Pelo menos uma boa notícia para o atribulado presidente do Chile, Sebastián Piñera: ele se livrou de duas ações de impeachment que pesavam sobre sua cabeça. Na terça-feira 16, o Senado rejeitou os dois processos, ambos relativos a informações sobre Piñera, um dos homens mais ricos do país, contidas nos Pandora Papers, um conjunto de documentos reveladores sobre os recursos dos muito ricos do mundo (alguns deles para fugir do pagamento de impostos por meio de contas e empresas em paraísos fiscais). Nem por isso o presidente pode respirar aliviado. Com a própria popularidade em ruínas, mais de 60% dos chilenos eram a favor do impedimento, ele viu seu candidato também desmoronar nas pesquisas de intenção de votos para a eleição de domingo 21. Nelas, o primeiro e o segundo lugares eram de dois outsiders do tipo que anuncia ser contra “tudo isso que está aí” — mais uma prova de que os chilenos estão fartos dos políticos tradicionais.
A eleição presidencial e parlamentar de domingo será a primeira desde a revolta popular que estremeceu o Chile de ponta a ponta ao longo de 2019 e começo de 2020 (só foi contida pela pandemia), com protestos diários nas ruas contra, principalmente, o desnível social solidificado durante décadas por uma Constituição dos tempos de Augusto Pinochet. A inação, tanto do Executivo quanto do Legislativo, para reduzir a desigualdade minou de vez o já abalado prestígio dos políticos tradicionais — a questão é que a emenda pode sair pior que o soneto. O espaço aberto pela insatisfação geral está sendo ocupado por partidos nanicos. O primeiro colocado nas pesquisas, com 25%, é Antonio Kast, ex-deputado que concorre pela coalizão Pulso Ciudadano, de extrema direita. Dado a arroubos verborrágicos comparáveis aos de Donald Trump, Kast defende a construção de valas na fronteira para impedir a entrada de imigrantes venezuelanos e tece elogios ao ditador Pinochet. Em segundo, com 19%, aparece o barbudo Gabriel Boric, 35 anos, ex-líder estudantil, agora deputado constituinte, que se candidata pela Convergência Social, de esquerda. Boric é ferrenho defensor da taxação das grandes fortunas, que, segundo ele, geraria recursos equivalentes a 4% do PIB. “A mediocridade de nossos líderes levou a uma degradação do debate nacional”, diz Marta Lagos, economista da consultoria especializada em política Latinobarómetro.

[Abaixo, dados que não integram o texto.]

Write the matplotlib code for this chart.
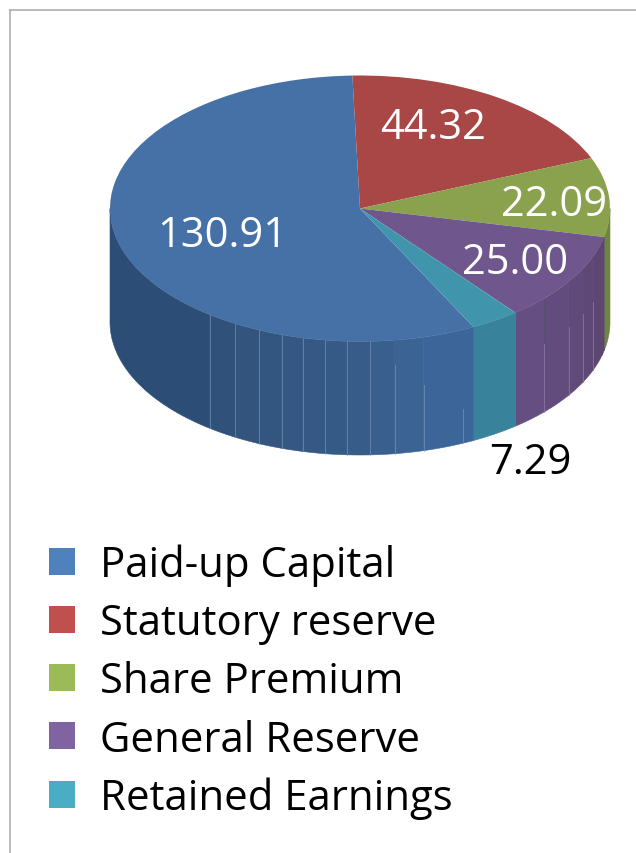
import numpy as np
import matplotlib
matplotlib.use("Agg")
import matplotlib.pyplot as plt
from matplotlib.patches import Patch
from matplotlib.lines import Line2D

plt.rcParams['font.family'] = ['Open Sans', 'DejaVu Sans']

# the chart values
labels = ["Paid-up Capital", "Statutory reserve", "Share Premium", "General Reserve", "Retained Earnings"]
values = [130.91, 44.32, 22.09, 25.00, 7.29]

# colours
top_colors = ["#4671a6", "#a84745", "#8aa24e", "#6f578e", "#4095ad"]
legend_colors = ["#4f81bd", "#c0504d", "#9bbb59", "#8064a2", "#4bacc6"]
teal_side = "#39829b"
green_side = "#6d8540"

# shading of the wall, angle clockwise from the top where a facet starts
blue_facets = [165.2, 172.0, 177.7, 183.0, 188.0, 193.2, 198.2, 203.8, 210.0, 217.0, 270.0]
blue_shades = ["#3c6699", "#3b6495", "#395f8f", "#385c8a", "#365a86", "#355884", "#345783", "#335680", "#32547d", "#30517a", "#2c4d76"]
purple_facets = [104.5, 111.2, 116.9, 123.3, 132.6]
purple_shades = ["#5a4570", "#5c4672", "#5e4876", "#604a7a", "#624c7e", "#654e82"]

W, H = 636, 854
cx, cy = 360, 209.5
rx, ry = 250, 133
depth = 113.5 / ry
blue_start = 153.0  # teal/blue edge, clockwise from the top

# where each slice ends, going back from the blue start
deg = np.array(values) / sum(values) * 360
teal_start = blue_start - deg[4]
purple_start = teal_start - deg[3]

fig = plt.figure(figsize=(W / 100, H / 100), dpi=100)
ax = fig.add_axes([0, 0, 1, 1])

wedges, _ = ax.pie(values, colors=top_colors, startangle=90 - blue_start, counterclock=False,
                   wedgeprops=dict(linewidth=0), radius=1)
ax.set_aspect('auto')
ax.set_xlim(-cx / rx, (W - cx) / rx)
ax.set_ylim((cy - H) / ry, cy / ry)
ax.axis('off')


def wall(t0, t1, color):
    t = np.radians(np.linspace(t0, t1, 60))
    x = np.sin(t)
    y = np.cos(t)
    ax.fill(np.r_[x, x[::-1]], np.r_[y, y[::-1] - depth], color=color, lw=0.4, zorder=0)


wall(90, purple_start, green_side)
edges = [purple_start] + purple_facets + [teal_start]
for i in range(len(purple_shades)):
    wall(edges[i], edges[i + 1], purple_shades[i])
wall(teal_start, blue_start, teal_side)
edges = [blue_start] + blue_facets
for i in range(len(blue_shades)):
    wall(edges[i], edges[i + 1], blue_shades[i])

# thin pale lines between the facets, some only on the lower part
seams = [(155.7, 0.70), (165.2, 0.42), (172.0, 0.22), (177.7, 0), (183.0, 0), (188.0, 0),
         (193.2, 0), (198.2, 0), (203.8, 0), (210.0, 0), (217.0, 0)]
for ang, frac in seams:
    a = np.radians(ang)
    x, y = np.sin(a), np.cos(a)
    ax.plot([x, x], [y - depth * frac, y - depth], color="#7f9abd", lw=0.7, alpha=0.6, zorder=1)
for ang in [132.6, 123.3, 116.9, 111.2]:
    a = np.radians(ang)
    x, y = np.sin(a), np.cos(a)
    ax.plot([x, x], [y, y - depth * 0.4], color="#55506a", lw=0.7, alpha=0.7, zorder=1)
    ax.plot([x, x], [y - depth * 0.4, y - depth], color="#8f7fa8", lw=0.7, alpha=0.7, zorder=1)

# the value labels
label_pos = [(222, 236), (433, 128), (554, 205), (515, 263), (530, 463)]
label_cols = ["white", "white", "white", "white", "black"]
for v, (px, py), c in zip(values, label_pos, label_cols):
    ax.text(px / W, 1 - py / H, f"{v:.2f}", color=c, fontsize=30, ha='center', va='center',
            transform=ax.transAxes, zorder=5)

handles = [Patch(facecolor=c, edgecolor='none') for c in legend_colors]
ax.legend(handles, labels, loc='upper left', bbox_to_anchor=(36 / W, 1 - 532 / H),
          bbox_transform=ax.transAxes, frameon=False, fontsize=30.2,
          handlelength=0.62, handleheight=0.62, handletextpad=0.6, labelspacing=0.385,
          borderpad=0.3, borderaxespad=0)

# the gray frame round the picture
fig.add_artist(Line2D([9.5 / W, 9.5 / W], [0, 1 - 11 / H], color="#a8a8a8", lw=1.1))
fig.add_artist(Line2D([9.5 / W, 1], [1 - 11 / H, 1 - 11 / H], color="#a8a8a8", lw=1.1))

fig.savefig("out.png", dpi=100)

Enquanto a Constituinte fez emergir uma nova geração de representantes da centro-esquerda, favorável à ampliação de serviços básicos como saúde e previdência social, as pesquisas mostram agora um movimento inverso na direção da direita, que os especialistas atribuem, em parte, à reticência da classe média diante da violência dos protestos de rua, e, em parte, aos efeitos da grande massa de imigrantes venezuelanos que chega ao país. “A sensação de anarquia costuma beneficiar aqueles que se apresentam como defensores da ordem”, diz Mauricio Morales, analista político da Universidade de Talca. De agosto para cá, enquanto o apoio a Kast triplicou, o candidato de Piñera, o xará Sebastián Sichel, caiu de 24% para 8%. De qualquer forma, prevê- se que o comparecimento às urnas — que não passou de 43% na Constituinte em maio — seja pequeno novamente, e ao que tudo indica os dois mais votados irão para o segundo turno em dezembro.
Do outro lado da Cordilheira dos Andes, a insatisfação também deu o tom nas eleições na Argentina de parte do Legislativo. O presidente Alberto Fernández perdeu o controle do Senado e amargou a maior derrota de um governo peronista desde a volta da democracia, em 1983 (podia ter sido pior: por pouco não perdeu a Câmara). Também foi histórica a baixa participação — 71% — do combativo eleitorado argentino. De novo, aí um outsider aproveitou o vácuo: Javier Milei, misto de economista, radialista e comediante, elegeu a si mesmo e mais quatro candidatos de sua coalizão de extrema direita, que, com 17% dos votos, se tornou a terceira força política do país. Líder de um movimento “liberal libertário”, o “Bolsonaro argentino” já avisou que vai disputar a Presidência em 2023. O resultado das urnas, acima de tudo, foi uma clara mensagem de desagrado da população com o atroz desempenho da economia. Em outubro, a inflação passou de 42%, só perdendo no continente para a insolvente Venezuela. Mais de 40% dos 45 milhões de argentinos estão na pobreza e o desemprego bate em 10%. Na Argentina, como no Chile e em boa parte da América do Sul, a população dá mostras de que não aguenta mais. O problema é na hora de escolher quem vai resolver a situação. Em geral, acabam optando mal.